Given data |
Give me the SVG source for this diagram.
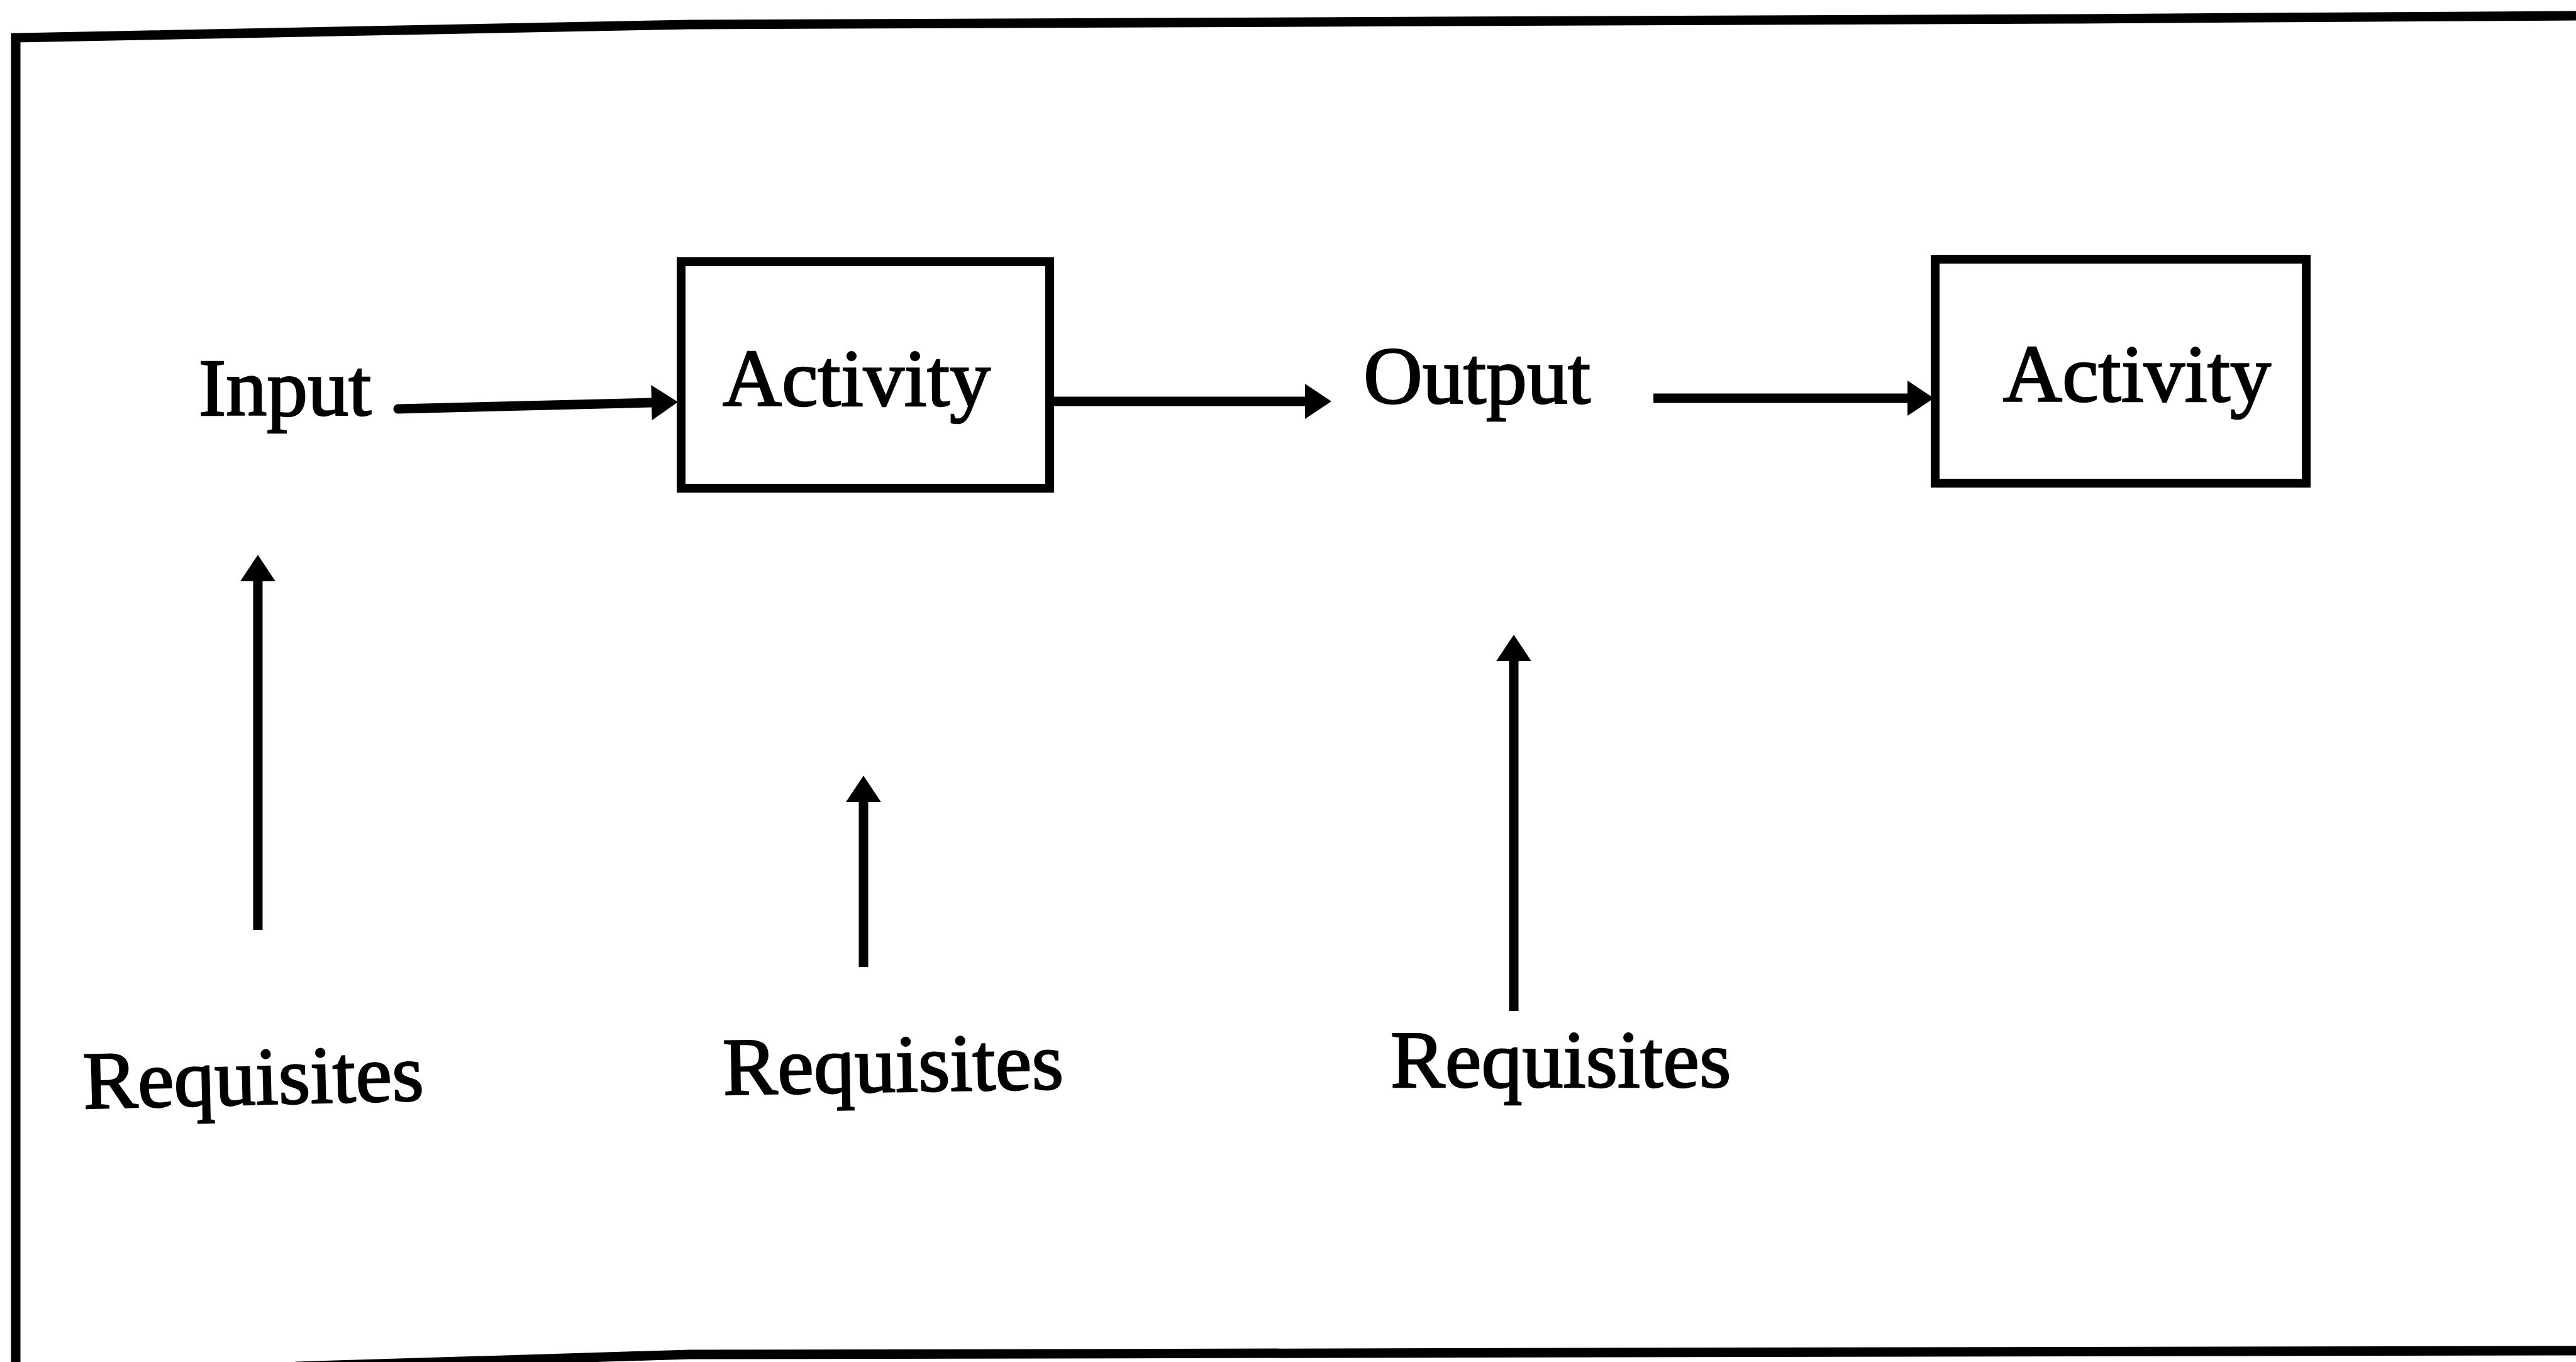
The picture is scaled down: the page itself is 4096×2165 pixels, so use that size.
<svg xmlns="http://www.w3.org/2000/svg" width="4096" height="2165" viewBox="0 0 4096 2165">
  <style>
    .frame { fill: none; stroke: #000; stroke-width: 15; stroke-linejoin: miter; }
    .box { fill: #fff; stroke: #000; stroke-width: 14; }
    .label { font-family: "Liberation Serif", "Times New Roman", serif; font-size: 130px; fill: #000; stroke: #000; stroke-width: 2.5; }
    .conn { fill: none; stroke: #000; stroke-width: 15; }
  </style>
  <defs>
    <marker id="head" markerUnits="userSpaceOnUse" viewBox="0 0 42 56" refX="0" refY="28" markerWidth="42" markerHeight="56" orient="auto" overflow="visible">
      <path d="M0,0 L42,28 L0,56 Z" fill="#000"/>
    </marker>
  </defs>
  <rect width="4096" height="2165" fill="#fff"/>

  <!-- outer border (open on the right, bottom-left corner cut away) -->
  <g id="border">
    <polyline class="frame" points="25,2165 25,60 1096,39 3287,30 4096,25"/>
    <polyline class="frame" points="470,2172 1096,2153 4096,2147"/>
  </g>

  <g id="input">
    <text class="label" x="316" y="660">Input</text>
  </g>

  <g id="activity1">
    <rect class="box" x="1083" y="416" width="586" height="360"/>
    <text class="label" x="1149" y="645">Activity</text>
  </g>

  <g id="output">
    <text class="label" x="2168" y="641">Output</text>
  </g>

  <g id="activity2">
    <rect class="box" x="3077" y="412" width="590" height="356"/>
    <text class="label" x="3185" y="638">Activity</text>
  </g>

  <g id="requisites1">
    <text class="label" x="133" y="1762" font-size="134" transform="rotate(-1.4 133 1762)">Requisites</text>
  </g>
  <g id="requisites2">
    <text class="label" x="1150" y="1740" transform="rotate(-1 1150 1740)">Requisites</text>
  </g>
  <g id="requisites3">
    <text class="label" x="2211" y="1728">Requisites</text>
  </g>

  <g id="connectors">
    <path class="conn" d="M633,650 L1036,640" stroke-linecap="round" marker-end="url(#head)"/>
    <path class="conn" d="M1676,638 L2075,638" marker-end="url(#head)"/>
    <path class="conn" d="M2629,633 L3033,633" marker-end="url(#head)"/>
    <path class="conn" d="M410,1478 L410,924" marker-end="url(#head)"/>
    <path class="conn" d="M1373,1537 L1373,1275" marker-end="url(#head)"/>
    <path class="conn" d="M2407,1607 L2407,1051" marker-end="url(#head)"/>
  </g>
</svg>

Task | All the lines above are to be reproduced exactly, except the pictures.

Finished task |
Give me the SVG source for this diagram.
The picture is scaled down: the page itself is 4096×2165 pixels, so use that size.
<svg xmlns="http://www.w3.org/2000/svg" width="4096" height="2165" viewBox="0 0 4096 2165">
  <style>
    .frame { fill: none; stroke: #000; stroke-width: 15; stroke-linejoin: miter; }
    .box { fill: #fff; stroke: #000; stroke-width: 14; }
    .label { font-family: "Liberation Serif", "Times New Roman", serif; font-size: 130px; fill: #000; stroke: #000; stroke-width: 2.5; }
    .conn { fill: none; stroke: #000; stroke-width: 15; }
  </style>
  <defs>
    <marker id="head" markerUnits="userSpaceOnUse" viewBox="0 0 42 56" refX="0" refY="28" markerWidth="42" markerHeight="56" orient="auto" overflow="visible">
      <path d="M0,0 L42,28 L0,56 Z" fill="#000"/>
    </marker>
  </defs>
  <rect width="4096" height="2165" fill="#fff"/>

  <!-- outer border (open on the right, bottom-left corner cut away) -->
  <g id="border">
    <polyline class="frame" points="25,2165 25,60 1096,39 3287,30 4096,25"/>
    <polyline class="frame" points="470,2172 1096,2153 4096,2147"/>
  </g>

  <g id="input">
    <text class="label" x="316" y="660">Input</text>
  </g>

  <g id="activity1">
    <rect class="box" x="1083" y="416" width="586" height="360"/>
    <text class="label" x="1149" y="645">Activity</text>
  </g>

  <g id="output">
    <text class="label" x="2168" y="641">Output</text>
  </g>

  <g id="activity2">
    <rect class="box" x="3077" y="412" width="590" height="356"/>
    <text class="label" x="3185" y="638">Activity</text>
  </g>

  <g id="requisites1">
    <text class="label" x="133" y="1762" font-size="134" transform="rotate(-1.4 133 1762)">Requisites</text>
  </g>
  <g id="requisites2">
    <text class="label" x="1150" y="1740" transform="rotate(-1 1150 1740)">Requisites</text>
  </g>
  <g id="requisites3">
    <text class="label" x="2211" y="1728">Requisites</text>
  </g>

  <g id="connectors">
    <path class="conn" d="M633,650 L1036,640" stroke-linecap="round" marker-end="url(#head)"/>
    <path class="conn" d="M1676,638 L2075,638" marker-end="url(#head)"/>
    <path class="conn" d="M2629,633 L3033,633" marker-end="url(#head)"/>
    <path class="conn" d="M410,1478 L410,924" marker-end="url(#head)"/>
    <path class="conn" d="M1373,1537 L1373,1275" marker-end="url(#head)"/>
    <path class="conn" d="M2407,1607 L2407,1051" marker-end="url(#head)"/>
  </g>
</svg>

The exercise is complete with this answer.